# WORK REQUIRED:
Exclude the pictures and retype the entries as written.

# STORED RECORDS:
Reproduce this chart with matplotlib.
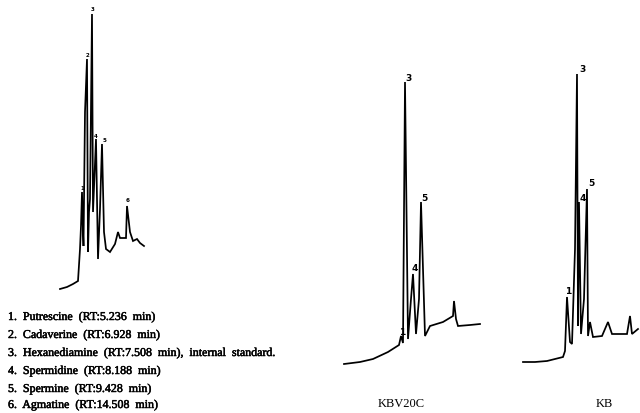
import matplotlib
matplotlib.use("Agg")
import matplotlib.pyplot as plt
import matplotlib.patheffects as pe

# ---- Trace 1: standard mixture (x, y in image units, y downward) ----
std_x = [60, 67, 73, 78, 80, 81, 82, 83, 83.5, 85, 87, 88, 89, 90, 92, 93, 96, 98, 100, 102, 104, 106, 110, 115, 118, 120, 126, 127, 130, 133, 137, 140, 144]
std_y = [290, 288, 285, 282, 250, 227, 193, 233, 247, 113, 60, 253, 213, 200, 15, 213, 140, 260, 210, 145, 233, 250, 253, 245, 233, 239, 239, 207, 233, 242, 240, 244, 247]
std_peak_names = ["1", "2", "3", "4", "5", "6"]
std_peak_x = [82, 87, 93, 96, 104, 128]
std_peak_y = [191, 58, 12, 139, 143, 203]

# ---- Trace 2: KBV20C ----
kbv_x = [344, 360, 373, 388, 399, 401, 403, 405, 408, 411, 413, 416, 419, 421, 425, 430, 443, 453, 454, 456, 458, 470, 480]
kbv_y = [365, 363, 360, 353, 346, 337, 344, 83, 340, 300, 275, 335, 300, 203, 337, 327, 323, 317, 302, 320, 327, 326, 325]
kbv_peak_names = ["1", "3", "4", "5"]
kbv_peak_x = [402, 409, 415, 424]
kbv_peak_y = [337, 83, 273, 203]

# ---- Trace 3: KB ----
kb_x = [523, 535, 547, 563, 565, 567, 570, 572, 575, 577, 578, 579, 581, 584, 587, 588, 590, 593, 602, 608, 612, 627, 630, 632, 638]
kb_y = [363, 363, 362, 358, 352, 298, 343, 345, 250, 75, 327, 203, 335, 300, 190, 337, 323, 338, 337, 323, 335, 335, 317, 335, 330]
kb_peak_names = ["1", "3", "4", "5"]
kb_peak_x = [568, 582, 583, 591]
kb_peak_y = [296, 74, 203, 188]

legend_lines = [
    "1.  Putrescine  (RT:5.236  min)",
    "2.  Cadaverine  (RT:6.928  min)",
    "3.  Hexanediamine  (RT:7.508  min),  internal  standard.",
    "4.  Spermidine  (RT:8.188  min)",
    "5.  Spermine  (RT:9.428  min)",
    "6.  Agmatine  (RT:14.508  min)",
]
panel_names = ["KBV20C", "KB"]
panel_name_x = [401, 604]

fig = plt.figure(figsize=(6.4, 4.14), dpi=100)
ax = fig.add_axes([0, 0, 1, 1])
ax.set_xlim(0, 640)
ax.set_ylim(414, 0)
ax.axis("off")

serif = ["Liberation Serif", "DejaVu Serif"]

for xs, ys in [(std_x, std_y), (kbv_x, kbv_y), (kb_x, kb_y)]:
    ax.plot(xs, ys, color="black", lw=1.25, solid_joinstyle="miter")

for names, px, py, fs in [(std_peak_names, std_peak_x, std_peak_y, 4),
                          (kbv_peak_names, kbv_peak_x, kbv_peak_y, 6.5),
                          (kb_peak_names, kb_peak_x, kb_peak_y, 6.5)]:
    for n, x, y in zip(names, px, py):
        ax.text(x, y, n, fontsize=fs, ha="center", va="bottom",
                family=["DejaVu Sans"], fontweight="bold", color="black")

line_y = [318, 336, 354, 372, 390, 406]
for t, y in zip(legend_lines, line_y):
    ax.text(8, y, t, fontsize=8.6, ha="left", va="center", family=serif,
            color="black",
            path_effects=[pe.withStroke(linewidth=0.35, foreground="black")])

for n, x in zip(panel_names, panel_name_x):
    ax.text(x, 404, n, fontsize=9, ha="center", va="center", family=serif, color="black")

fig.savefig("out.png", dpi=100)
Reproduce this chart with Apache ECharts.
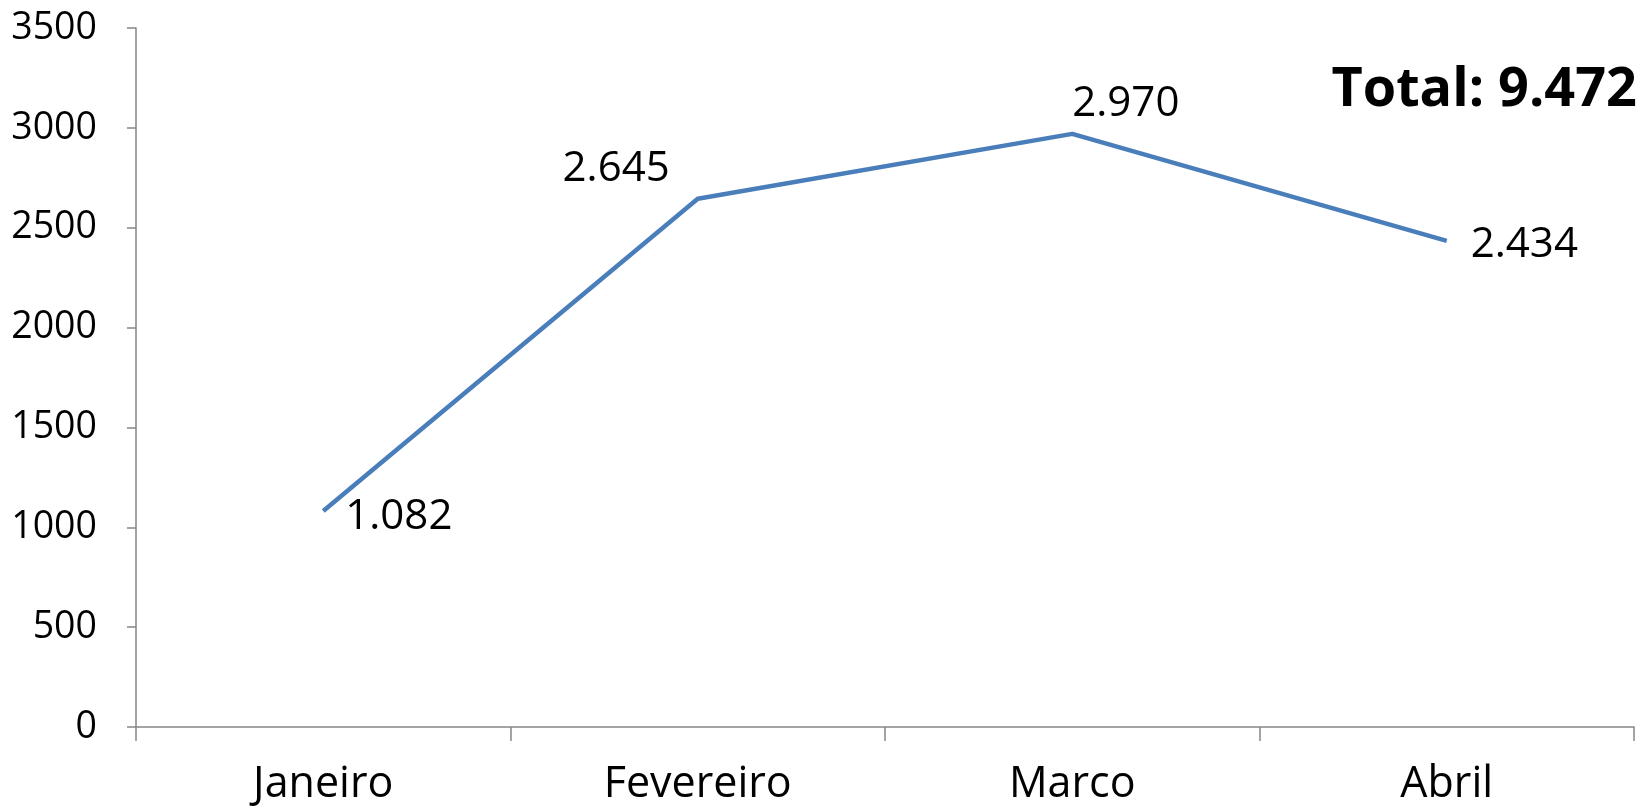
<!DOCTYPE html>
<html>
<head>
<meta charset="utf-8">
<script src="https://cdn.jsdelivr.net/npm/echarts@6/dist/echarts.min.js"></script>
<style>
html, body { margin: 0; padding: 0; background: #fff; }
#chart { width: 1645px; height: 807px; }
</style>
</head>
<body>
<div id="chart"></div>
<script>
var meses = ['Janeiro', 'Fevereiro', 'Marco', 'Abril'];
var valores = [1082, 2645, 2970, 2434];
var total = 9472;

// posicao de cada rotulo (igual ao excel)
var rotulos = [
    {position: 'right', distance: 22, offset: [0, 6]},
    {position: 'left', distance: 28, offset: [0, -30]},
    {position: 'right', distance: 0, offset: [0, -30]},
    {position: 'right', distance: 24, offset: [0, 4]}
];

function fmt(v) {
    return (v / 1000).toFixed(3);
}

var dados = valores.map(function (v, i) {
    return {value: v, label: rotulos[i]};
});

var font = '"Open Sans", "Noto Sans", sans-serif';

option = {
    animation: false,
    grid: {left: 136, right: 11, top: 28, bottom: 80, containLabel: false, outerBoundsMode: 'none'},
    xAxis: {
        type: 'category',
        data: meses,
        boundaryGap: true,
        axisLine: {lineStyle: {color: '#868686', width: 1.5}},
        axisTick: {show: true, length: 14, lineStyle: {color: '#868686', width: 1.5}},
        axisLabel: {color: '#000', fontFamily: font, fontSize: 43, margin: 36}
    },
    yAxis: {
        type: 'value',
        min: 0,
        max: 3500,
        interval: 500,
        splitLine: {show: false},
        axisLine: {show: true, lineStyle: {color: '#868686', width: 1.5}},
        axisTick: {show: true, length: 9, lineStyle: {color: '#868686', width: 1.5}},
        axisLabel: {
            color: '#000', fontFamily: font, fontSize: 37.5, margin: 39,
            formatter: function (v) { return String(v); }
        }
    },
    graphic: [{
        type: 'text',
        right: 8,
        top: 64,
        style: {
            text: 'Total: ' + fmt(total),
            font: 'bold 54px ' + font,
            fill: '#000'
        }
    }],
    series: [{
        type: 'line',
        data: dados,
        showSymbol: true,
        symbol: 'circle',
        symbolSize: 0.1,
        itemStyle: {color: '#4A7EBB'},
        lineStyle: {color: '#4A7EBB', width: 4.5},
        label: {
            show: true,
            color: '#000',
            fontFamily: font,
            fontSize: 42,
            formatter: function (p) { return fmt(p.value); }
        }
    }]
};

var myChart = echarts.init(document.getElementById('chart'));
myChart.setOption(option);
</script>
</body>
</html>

# RESPONSE TO THIS TASK:
Reproduce this chart with matplotlib.
import matplotlib
matplotlib.use("Agg")
import matplotlib.pyplot as plt
import matplotlib.patheffects as pe

# ---- Trace 1: standard mixture (x, y in image units, y downward) ----
std_x = [60, 67, 73, 78, 80, 81, 82, 83, 83.5, 85, 87, 88, 89, 90, 92, 93, 96, 98, 100, 102, 104, 106, 110, 115, 118, 120, 126, 127, 130, 133, 137, 140, 144]
std_y = [290, 288, 285, 282, 250, 227, 193, 233, 247, 113, 60, 253, 213, 200, 15, 213, 140, 260, 210, 145, 233, 250, 253, 245, 233, 239, 239, 207, 233, 242, 240, 244, 247]
std_peak_names = ["1", "2", "3", "4", "5", "6"]
std_peak_x = [82, 87, 93, 96, 104, 128]
std_peak_y = [191, 58, 12, 139, 143, 203]

# ---- Trace 2: KBV20C ----
kbv_x = [344, 360, 373, 388, 399, 401, 403, 405, 408, 411, 413, 416, 419, 421, 425, 430, 443, 453, 454, 456, 458, 470, 480]
kbv_y = [365, 363, 360, 353, 346, 337, 344, 83, 340, 300, 275, 335, 300, 203, 337, 327, 323, 317, 302, 320, 327, 326, 325]
kbv_peak_names = ["1", "3", "4", "5"]
kbv_peak_x = [402, 409, 415, 424]
kbv_peak_y = [337, 83, 273, 203]

# ---- Trace 3: KB ----
kb_x = [523, 535, 547, 563, 565, 567, 570, 572, 575, 577, 578, 579, 581, 584, 587, 588, 590, 593, 602, 608, 612, 627, 630, 632, 638]
kb_y = [363, 363, 362, 358, 352, 298, 343, 345, 250, 75, 327, 203, 335, 300, 190, 337, 323, 338, 337, 323, 335, 335, 317, 335, 330]
kb_peak_names = ["1", "3", "4", "5"]
kb_peak_x = [568, 582, 583, 591]
kb_peak_y = [296, 74, 203, 188]

legend_lines = [
    "1.  Putrescine  (RT:5.236  min)",
    "2.  Cadaverine  (RT:6.928  min)",
    "3.  Hexanediamine  (RT:7.508  min),  internal  standard.",
    "4.  Spermidine  (RT:8.188  min)",
    "5.  Spermine  (RT:9.428  min)",
    "6.  Agmatine  (RT:14.508  min)",
]
panel_names = ["KBV20C", "KB"]
panel_name_x = [401, 604]

fig = plt.figure(figsize=(6.4, 4.14), dpi=100)
ax = fig.add_axes([0, 0, 1, 1])
ax.set_xlim(0, 640)
ax.set_ylim(414, 0)
ax.axis("off")

serif = ["Liberation Serif", "DejaVu Serif"]

for xs, ys in [(std_x, std_y), (kbv_x, kbv_y), (kb_x, kb_y)]:
    ax.plot(xs, ys, color="black", lw=1.25, solid_joinstyle="miter")

for names, px, py, fs in [(std_peak_names, std_peak_x, std_peak_y, 4),
                          (kbv_peak_names, kbv_peak_x, kbv_peak_y, 6.5),
                          (kb_peak_names, kb_peak_x, kb_peak_y, 6.5)]:
    for n, x, y in zip(names, px, py):
        ax.text(x, y, n, fontsize=fs, ha="center", va="bottom",
                family=["DejaVu Sans"], fontweight="bold", color="black")

line_y = [318, 336, 354, 372, 390, 406]
for t, y in zip(legend_lines, line_y):
    ax.text(8, y, t, fontsize=8.6, ha="left", va="center", family=serif,
            color="black",
            path_effects=[pe.withStroke(linewidth=0.35, foreground="black")])

for n, x in zip(panel_names, panel_name_x):
    ax.text(x, 404, n, fontsize=9, ha="center", va="center", family=serif, color="black")

fig.savefig("out.png", dpi=100)
Reproduce this chart with Apache ECharts.
<!DOCTYPE html>
<html>
<head>
<meta charset="utf-8">
<script src="https://cdn.jsdelivr.net/npm/echarts@6/dist/echarts.min.js"></script>
<style>
html, body { margin: 0; padding: 0; background: #fff; }
#chart { width: 1645px; height: 807px; }
</style>
</head>
<body>
<div id="chart"></div>
<script>
var meses = ['Janeiro', 'Fevereiro', 'Marco', 'Abril'];
var valores = [1082, 2645, 2970, 2434];
var total = 9472;

// posicao de cada rotulo (igual ao excel)
var rotulos = [
    {position: 'right', distance: 22, offset: [0, 6]},
    {position: 'left', distance: 28, offset: [0, -30]},
    {position: 'right', distance: 0, offset: [0, -30]},
    {position: 'right', distance: 24, offset: [0, 4]}
];

function fmt(v) {
    return (v / 1000).toFixed(3);
}

var dados = valores.map(function (v, i) {
    return {value: v, label: rotulos[i]};
});

var font = '"Open Sans", "Noto Sans", sans-serif';

option = {
    animation: false,
    grid: {left: 136, right: 11, top: 28, bottom: 80, containLabel: false, outerBoundsMode: 'none'},
    xAxis: {
        type: 'category',
        data: meses,
        boundaryGap: true,
        axisLine: {lineStyle: {color: '#868686', width: 1.5}},
        axisTick: {show: true, length: 14, lineStyle: {color: '#868686', width: 1.5}},
        axisLabel: {color: '#000', fontFamily: font, fontSize: 43, margin: 36}
    },
    yAxis: {
        type: 'value',
        min: 0,
        max: 3500,
        interval: 500,
        splitLine: {show: false},
        axisLine: {show: true, lineStyle: {color: '#868686', width: 1.5}},
        axisTick: {show: true, length: 9, lineStyle: {color: '#868686', width: 1.5}},
        axisLabel: {
            color: '#000', fontFamily: font, fontSize: 37.5, margin: 39,
            formatter: function (v) { return String(v); }
        }
    },
    graphic: [{
        type: 'text',
        right: 8,
        top: 64,
        style: {
            text: 'Total: ' + fmt(total),
            font: 'bold 54px ' + font,
            fill: '#000'
        }
    }],
    series: [{
        type: 'line',
        data: dados,
        showSymbol: true,
        symbol: 'circle',
        symbolSize: 0.1,
        itemStyle: {color: '#4A7EBB'},
        lineStyle: {color: '#4A7EBB', width: 4.5},
        label: {
            show: true,
            color: '#000',
            fontFamily: font,
            fontSize: 42,
            formatter: function (p) { return fmt(p.value); }
        }
    }]
};

var myChart = echarts.init(document.getElementById('chart'));
myChart.setOption(option);
</script>
</body>
</html>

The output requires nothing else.